───── DATASET CONTENT

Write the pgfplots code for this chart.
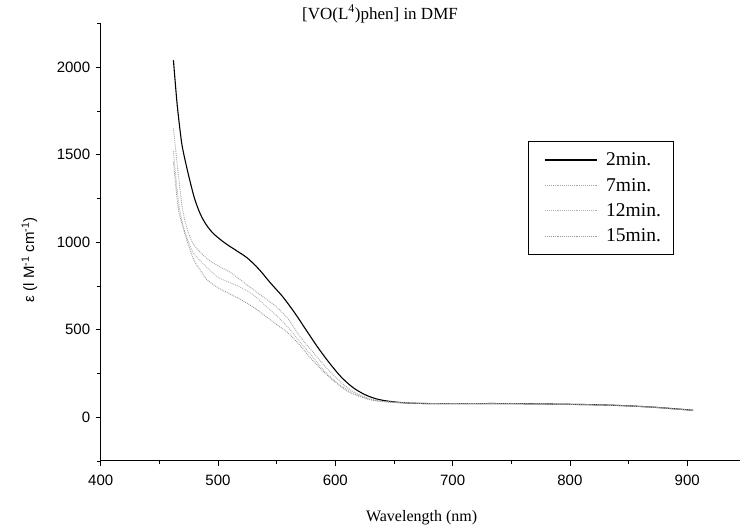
\documentclass[border=0pt]{standalone}
\usepackage{fontspec}
\setmainfont{Liberation Serif}
\setsansfont{Liberation Sans}
\usepackage{pgfplots}
\pgfplotsset{compat=1.18}

\begin{document}
\begin{tikzpicture}[x=1pt,y=1pt]
\useasboundingbox (0,0) rectangle (740,526);
\begin{axis}[
  at={(100.7pt,65pt)}, anchor=south west,
  scale only axis,
  width=639.3pt, height=437.5pt,
  xmin=400, xmax=945,
  ymin=-250, ymax=2250,
  axis x line=bottom, axis y line=left,
  axis line style={-, line width=1pt},
  tick align=outside,
  xtick={400,500,...,900},
  minor xtick={450,550,...,950},
  ytick={0,500,...,2000},
  minor ytick={-250,250,...,2250},
  major tick length=5pt, minor tick length=3.5pt,
  every tick/.style={black, line width=0.8pt},
  /pgf/number format/assume math mode=true,
  /pgf/number format/set thousands separator={},
  ticklabel style={font=\sffamily\fontsize{15}{17}\selectfont},
  xticklabel style={yshift=-6pt},
  yticklabel style={xshift=-2pt},
  xlabel={Wavelength (nm)},
  xlabel style={font=\fontsize{16}{18}\selectfont, at={(axis description cs:0.502,0)}, anchor=north, yshift=-46pt},
  ylabel={ε (l M\textsuperscript{-1} cm\textsuperscript{-1})},
  ylabel style={font=\sffamily\fontsize{15}{17}\selectfont, at={(axis description cs:0,0.46)}, anchor=south, yshift=60pt},
  legend style={at={(axis cs:764,1577)}, anchor=north west,
    draw=black, line width=1pt, fill=white,
    font=\fontsize{19.5}{21}\selectfont,
    inner xsep=11pt, inner ysep=9pt,
    row sep=7pt, cells={anchor=west}},
  legend image code/.code={\path[draw=none] (0pt,0pt) -- (65pt,0pt);\draw[#1] (6pt,0pt) -- (58pt,0pt);},
  clip=false,
]
\addplot[black, line width=1.1pt, smooth] coordinates {
(462,2040) (465,1800) (468,1620) (470,1530) (475,1380) (480,1250) (485,1160)
(490,1100) (496,1050) (505,1000) (515,955) (525,910) (535,845) (545,765)
(555,690) (565,600) (575,500) (585,400) (595,310) (605,230) (615,170)
(625,130) (635,105) (645,92) (660,82) (680,78) (700,78) (750,78) (800,74)
(830,70) (850,65) (870,58) (890,48) (905,40)};
\addlegendentry{2min.}
\addplot[gray!70, line width=0.9pt, densely dotted, smooth] coordinates {
(462,1650) (466,1400) (470,1180) (475,1050) (480,980) (490,910) (500,865)
(510,830) (520,780) (530,730) (540,680) (550,630) (560,560) (570,460)
(580,380) (590,300) (600,230) (610,170) (620,130) (630,105) (640,92)
(655,84) (680,79) (700,78) (750,78) (800,74) (830,70) (850,65) (870,58)
(890,48) (905,40)};
\addlegendentry{7min.}
\addplot[gray!60, line width=0.9pt, densely dotted, smooth] coordinates {
(462,1520) (466,1250) (470,1100) (475,1000) (480,930) (490,860) (500,800)
(510,770) (520,740) (530,700) (540,640) (550,580) (560,510) (570,430)
(580,350) (590,270) (600,205) (610,160) (620,125) (630,100) (640,90)
(655,83) (680,78) (700,78) (750,77) (800,73) (830,69) (850,64) (870,57)
(890,47) (905,39)};
\addlegendentry{12min.}
\addplot[gray!80, line width=0.9pt, densely dotted, smooth] coordinates {
(462,1460) (466,1200) (470,1090) (475,980) (480,890) (485,840) (490,790)
(500,740) (510,705) (520,670) (530,630) (540,580) (550,530) (560,480)
(570,410) (580,330) (590,260) (600,200) (610,150) (620,120) (630,100)
(640,90) (655,82) (680,78) (700,78) (750,77) (800,73) (830,69) (850,64)
(870,57) (890,47) (905,39)};
\addlegendentry{15min.}
\end{axis}
\node[font=\fontsize{17}{19}\selectfont] at (380,512) {[VO(L\textsuperscript{4})phen] in DMF};
\end{tikzpicture}
\end{document}
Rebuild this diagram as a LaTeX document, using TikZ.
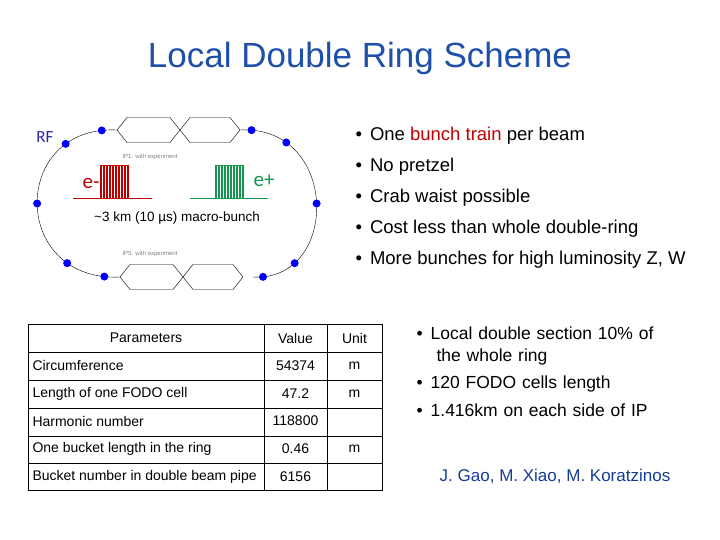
\documentclass[tikz,border=0pt]{standalone}
\usepackage{fontspec}
\setmainfont{Liberation Sans}
\newfontfamily\calib{Carlito}
\usetikzlibrary{calc}
\definecolor{titleblue}{RGB}{30,80,170}
\definecolor{rfblue}{RGB}{40,40,160}
\definecolor{brick}{RGB}{192,0,0}
\definecolor{bungreen}{RGB}{20,150,80}
\definecolor{authblue}{RGB}{20,60,150}
\tikzset{dot/.style={circle, fill=blue, inner sep=0pt, minimum size=8pt},
         bul/.style={anchor=west, font=\fontsize{18.5}{22}\selectfont},
         bul2/.style={anchor=north west, font=\fontsize{17.5}{22}\selectfont, text width=340pt},
         cell/.style={anchor=west, font=\fontsize{14}{16}\selectfont},
         ccell/.style={font=\fontsize{14}{16}\selectfont}}
\begin{document}
\begin{tikzpicture}[x=1pt, y=-1pt]
  \useasboundingbox (0,0) rectangle (720,540);
%
  \node (Title) at (360,58) {\fontsize{35}{40}\selectfont\color{titleblue}Local Double Ring Scheme};
%
  % ring
  \draw (117,130) .. controls (10,125) and (10,282) .. (120,277)
    node[dot, pos=0.05] (D1) {} node[dot, pos=0.2] (D2) {} node[dot, pos=0.5] (D3) {}
    node[dot, pos=0.8] (D4) {} node[dot, pos=0.95] (D5) {};
  \draw (240,130) .. controls (340,125) and (340,282) .. (253,277)
    node[dot, pos=0.04] (D6) {} node[dot, pos=0.19] (D7) {} node[dot, pos=0.5] (D8) {}
    node[dot, pos=0.8] (D9) {} node[dot, pos=0.96] (D10) {};
  % crossing sections
  \foreach \y/\x in {130/117, 277/120} {
    \draw (\x,\y) -- ++(10,-12.5) -- ++(43,0) -- ++(20,25) -- ++(40,0) -- ++(10,-12.5);
    \draw (\x,\y) -- ++(10,12.5) -- ++(43,0) -- ++(20,-25) -- ++(40,0) -- ++(10,12.5);
  }
  \node[gray, font=\fontsize{6}{7}\selectfont] (IP1) at (150,157) {IP1: with experiment};
  \node[gray, font=\fontsize{6}{7}\selectfont] (IP5) at (150,254) {IP5: with experiment};
  \node[rfblue, font=\calib\fontsize{17}{19}\selectfont] (RF) at (45,137) {RF};
  \node[brick, font=\calib\fontsize{21}{23}\selectfont] (Eminus) at (91,183) {e-};
  \node[bungreen, font=\calib\fontsize{21}{23}\selectfont] (Eplus) at (264,181) {e+};
  % bunch trains
  \draw[brick] (73,198) -- (152,198);
  \foreach \i in {0,...,19} \draw[brick, thin] (100+1.5*\i,165) -- (100+1.5*\i,198);
  \draw[brick] (100,165) -- (129,165);
  \draw[bungreen] (190,198) -- (268,198);
  \foreach \i in {0,...,19} \draw[bungreen, thin] (215+1.5*\i,165) -- (215+1.5*\i,198);
  \draw[bungreen] (215,165) -- (244,165);
  \node[font=\fontsize{13.5}{16}\selectfont] (Macro) at (177,218) {\textasciitilde 3 km (10 \textmu s) macro-bunch};
%
  % bullets
  \node[bul] (B1) at (352,136) {\textbullet\hspace{8pt}One {\color{brick}bunch train} per beam};
  \node[bul] (B2) at (352,167) {\textbullet\hspace{8pt}No pretzel};
  \node[bul] (B3) at (352,198) {\textbullet\hspace{8pt}Crab waist possible};
  \node[bul] (B4) at (352,229) {\textbullet\hspace{8pt}Cost less than whole double-ring};
  \node[bul] (B5) at (352,260) {\textbullet\hspace{8pt}More bunches for high luminosity Z, W};
%
  \node[bul2] (C1) at (413,323) {\textbullet\hspace{8pt}Local double section 10\% of\\\hspace{20pt}the whole ring};
  \node[bul2] (C2) at (413,372) {\textbullet\hspace{8pt}120 FODO cells length};
  \node[bul2] (C3) at (413,400) {\textbullet\hspace{8pt}1.416km on each side of IP};
  \node[authblue, font=\fontsize{17}{20}\selectfont] (Authors) at (555,476) {J. Gao, M. Xiao, M. Koratzinos};
%
  % table
  \draw[thick] (28,324) rectangle (382,490);
  \foreach \y in {352,380,408,436,463} \draw[thick] (28,\y) -- (382,\y);
  \draw[thick] (264,324) -- (264,490);
  \draw[thick] (327,324) -- (327,490);
  \node[ccell] (HPar) at (146,338) {Parameters};
  \node[ccell] (HVal) at (295.5,338) {Value};
  \node[ccell] (HUnit) at (354.5,338) {Unit};
  \foreach \t/\v/\u [count=\r] in {Circumference/54374/m, Length of one FODO cell/47.2/m,
      Harmonic number/118800/, One bucket length in the ring/0.46/m,
      Bucket number in double beam pipe/6156/} {
    \node[cell] (P\r) at (29,338+27.7*\r) {\t};
    \node[ccell] (V\r) at (295.5,338+27.7*\r) {\v};
    \node[ccell] (U\r) at (354.5,338+27.7*\r) {\u};
  }
\end{tikzpicture}
\end{document}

──────────

**EXERCISE AIM:** List each line of the entries that holds the string "this".

**RESULT OF THE TASK:**
Write the pgfplots code for this chart.
Rebuild this diagram as a LaTeX document, using TikZ.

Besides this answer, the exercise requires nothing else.